Step 1: Understanding the Concept:
This problem uses the Mean Value Theorem for Integrals or the fundamental properties of continuous functions. If the integral of a function over two overlapping intervals is equal, the integral over the difference of those intervals must be zero.
Step 2: Key Formula or Approach:
1. Property: \( \int_0^2 f(x) dx = \int_0^1 f(x) dx + \int_1^2 f(x) dx \).
2. If \( \int_1^2 w(x)P(x) dx = 0 \) where \( w(x)>0 \), then \( P(x) \) must change sign in \( (1, 2) \).
Step 3: Detailed Explanation:
Let \( w(x) = 1 + \cos^8 x \) and \( P(x) = ax^2 + bx + c \).
The given condition is:
\[ \int_{0}^{1} w(x)P(x) dx = \int_{0}^{2} w(x)P(x) dx \]
Subtracting the left side from the right:
\[ \int_{0}^{2} w(x)P(x) dx - \int_{0}^{1} w(x)P(x) dx = 0 \]
\[ \int_{1}^{2} w(x)P(x) dx = 0 \]
We know that \( w(x) = 1 + \cos^8 x \) is always positive because \( \cos^8 x \ge 0 \).
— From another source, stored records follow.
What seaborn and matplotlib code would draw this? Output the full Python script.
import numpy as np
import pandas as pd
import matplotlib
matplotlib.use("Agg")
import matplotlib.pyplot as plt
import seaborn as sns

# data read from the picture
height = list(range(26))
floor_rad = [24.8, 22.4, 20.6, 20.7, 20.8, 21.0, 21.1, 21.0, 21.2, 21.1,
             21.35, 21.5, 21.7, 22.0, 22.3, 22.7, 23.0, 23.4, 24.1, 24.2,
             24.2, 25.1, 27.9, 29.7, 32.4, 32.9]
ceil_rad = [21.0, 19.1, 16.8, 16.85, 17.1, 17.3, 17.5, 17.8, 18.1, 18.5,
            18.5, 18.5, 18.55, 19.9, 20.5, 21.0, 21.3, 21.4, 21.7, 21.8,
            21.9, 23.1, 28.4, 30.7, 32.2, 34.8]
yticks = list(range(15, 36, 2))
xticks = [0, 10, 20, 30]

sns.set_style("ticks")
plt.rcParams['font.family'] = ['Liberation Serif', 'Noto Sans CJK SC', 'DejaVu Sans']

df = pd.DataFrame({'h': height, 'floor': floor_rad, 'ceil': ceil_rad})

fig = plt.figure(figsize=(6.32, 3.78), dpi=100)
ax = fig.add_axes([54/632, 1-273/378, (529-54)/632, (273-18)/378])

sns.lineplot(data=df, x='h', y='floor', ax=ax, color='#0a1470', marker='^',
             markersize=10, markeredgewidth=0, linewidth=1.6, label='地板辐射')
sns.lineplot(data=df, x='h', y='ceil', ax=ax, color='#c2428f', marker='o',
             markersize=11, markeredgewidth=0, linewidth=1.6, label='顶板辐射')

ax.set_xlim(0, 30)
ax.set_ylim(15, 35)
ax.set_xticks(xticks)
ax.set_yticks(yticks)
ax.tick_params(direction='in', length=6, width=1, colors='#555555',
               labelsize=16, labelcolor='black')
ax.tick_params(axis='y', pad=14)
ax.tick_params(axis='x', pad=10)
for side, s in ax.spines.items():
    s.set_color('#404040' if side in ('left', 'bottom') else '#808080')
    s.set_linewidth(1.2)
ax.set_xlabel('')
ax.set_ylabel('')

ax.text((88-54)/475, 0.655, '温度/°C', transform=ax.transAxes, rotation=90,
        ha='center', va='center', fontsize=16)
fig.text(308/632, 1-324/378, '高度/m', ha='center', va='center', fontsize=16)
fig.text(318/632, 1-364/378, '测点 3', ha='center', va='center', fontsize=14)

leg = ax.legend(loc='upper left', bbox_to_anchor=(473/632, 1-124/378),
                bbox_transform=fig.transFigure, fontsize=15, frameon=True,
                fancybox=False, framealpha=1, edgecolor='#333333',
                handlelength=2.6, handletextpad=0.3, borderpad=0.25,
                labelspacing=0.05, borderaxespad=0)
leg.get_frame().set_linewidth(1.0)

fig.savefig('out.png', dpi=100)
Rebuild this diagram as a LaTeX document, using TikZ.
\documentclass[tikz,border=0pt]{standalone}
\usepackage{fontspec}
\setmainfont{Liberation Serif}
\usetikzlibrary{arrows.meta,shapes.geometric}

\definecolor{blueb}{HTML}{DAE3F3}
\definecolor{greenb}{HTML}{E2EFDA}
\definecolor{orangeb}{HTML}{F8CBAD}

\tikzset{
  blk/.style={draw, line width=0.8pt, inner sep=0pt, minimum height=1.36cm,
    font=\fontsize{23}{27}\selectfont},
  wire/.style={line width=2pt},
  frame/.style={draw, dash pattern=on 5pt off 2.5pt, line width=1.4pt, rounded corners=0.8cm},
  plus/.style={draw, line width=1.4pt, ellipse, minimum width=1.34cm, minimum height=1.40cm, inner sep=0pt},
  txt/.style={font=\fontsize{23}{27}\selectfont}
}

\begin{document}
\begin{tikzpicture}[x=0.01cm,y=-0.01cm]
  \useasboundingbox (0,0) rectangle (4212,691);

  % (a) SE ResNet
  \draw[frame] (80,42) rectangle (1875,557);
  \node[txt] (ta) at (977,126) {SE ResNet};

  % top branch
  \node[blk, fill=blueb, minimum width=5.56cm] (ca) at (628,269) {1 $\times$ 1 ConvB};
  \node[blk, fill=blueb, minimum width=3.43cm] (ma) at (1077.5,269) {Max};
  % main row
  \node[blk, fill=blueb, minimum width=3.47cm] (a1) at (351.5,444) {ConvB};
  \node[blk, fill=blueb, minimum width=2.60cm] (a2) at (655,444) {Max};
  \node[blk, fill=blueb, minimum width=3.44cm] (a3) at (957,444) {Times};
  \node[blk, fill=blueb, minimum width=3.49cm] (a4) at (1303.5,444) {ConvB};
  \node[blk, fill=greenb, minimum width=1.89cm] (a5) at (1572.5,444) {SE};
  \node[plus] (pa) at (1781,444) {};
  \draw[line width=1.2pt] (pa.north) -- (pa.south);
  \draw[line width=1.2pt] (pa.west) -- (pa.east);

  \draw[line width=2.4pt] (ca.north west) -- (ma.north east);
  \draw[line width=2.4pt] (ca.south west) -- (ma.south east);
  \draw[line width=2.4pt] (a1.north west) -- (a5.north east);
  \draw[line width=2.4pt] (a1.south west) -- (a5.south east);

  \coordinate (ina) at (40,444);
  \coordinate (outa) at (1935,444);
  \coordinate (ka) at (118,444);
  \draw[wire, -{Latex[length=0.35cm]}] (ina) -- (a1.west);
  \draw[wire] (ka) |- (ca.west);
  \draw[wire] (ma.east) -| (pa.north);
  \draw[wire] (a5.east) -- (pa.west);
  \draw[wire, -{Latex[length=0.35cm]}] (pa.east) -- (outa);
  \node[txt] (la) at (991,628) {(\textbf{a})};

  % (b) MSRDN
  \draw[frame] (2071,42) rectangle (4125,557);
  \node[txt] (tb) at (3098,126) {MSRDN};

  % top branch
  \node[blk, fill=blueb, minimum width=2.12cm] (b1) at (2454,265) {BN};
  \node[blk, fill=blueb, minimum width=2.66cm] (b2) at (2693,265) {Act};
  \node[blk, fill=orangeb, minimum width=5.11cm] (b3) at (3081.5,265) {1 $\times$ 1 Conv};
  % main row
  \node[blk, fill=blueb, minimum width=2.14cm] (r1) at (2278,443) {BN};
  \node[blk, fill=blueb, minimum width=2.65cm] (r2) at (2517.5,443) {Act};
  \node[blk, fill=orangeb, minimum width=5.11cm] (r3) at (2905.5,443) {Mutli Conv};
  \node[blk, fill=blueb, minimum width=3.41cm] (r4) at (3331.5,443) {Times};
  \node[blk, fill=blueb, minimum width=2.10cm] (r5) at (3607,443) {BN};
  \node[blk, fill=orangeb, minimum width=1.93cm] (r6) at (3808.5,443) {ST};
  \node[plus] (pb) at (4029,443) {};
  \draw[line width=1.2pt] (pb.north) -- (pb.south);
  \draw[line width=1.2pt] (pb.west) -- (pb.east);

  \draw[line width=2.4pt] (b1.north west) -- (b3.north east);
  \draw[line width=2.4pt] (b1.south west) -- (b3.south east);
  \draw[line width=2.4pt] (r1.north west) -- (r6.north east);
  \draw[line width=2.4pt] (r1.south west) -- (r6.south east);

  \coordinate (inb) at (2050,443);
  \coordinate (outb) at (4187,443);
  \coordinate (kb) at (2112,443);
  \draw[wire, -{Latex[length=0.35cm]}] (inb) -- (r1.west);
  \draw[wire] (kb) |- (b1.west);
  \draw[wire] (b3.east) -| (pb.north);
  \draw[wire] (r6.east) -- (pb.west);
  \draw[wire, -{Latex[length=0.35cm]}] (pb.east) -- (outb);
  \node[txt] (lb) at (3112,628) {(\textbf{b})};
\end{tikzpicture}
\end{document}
If the integral of the product \( w(x)P(x) \) over \( [1, 2] \) is zero, and \( w(x) \) never changes sign, then \( P(x) \) must change its sign at least once within the interval \( (1, 2) \).
If a continuous function \( P(x) \) changes its sign in an interval, by the Intermediate Value Theorem, there must be at least one value \( x_0 \in (1, 2) \) such that \( P(x_0) = 0 \).
Thus, the quadratic equation \( ax^2 + bx + c = 0 \) has at least one real root in the interval \( (1, 2) \).
Step 4: Final Answer:
The quadratic equation has at least one root in (1, 2), corresponding to option (B).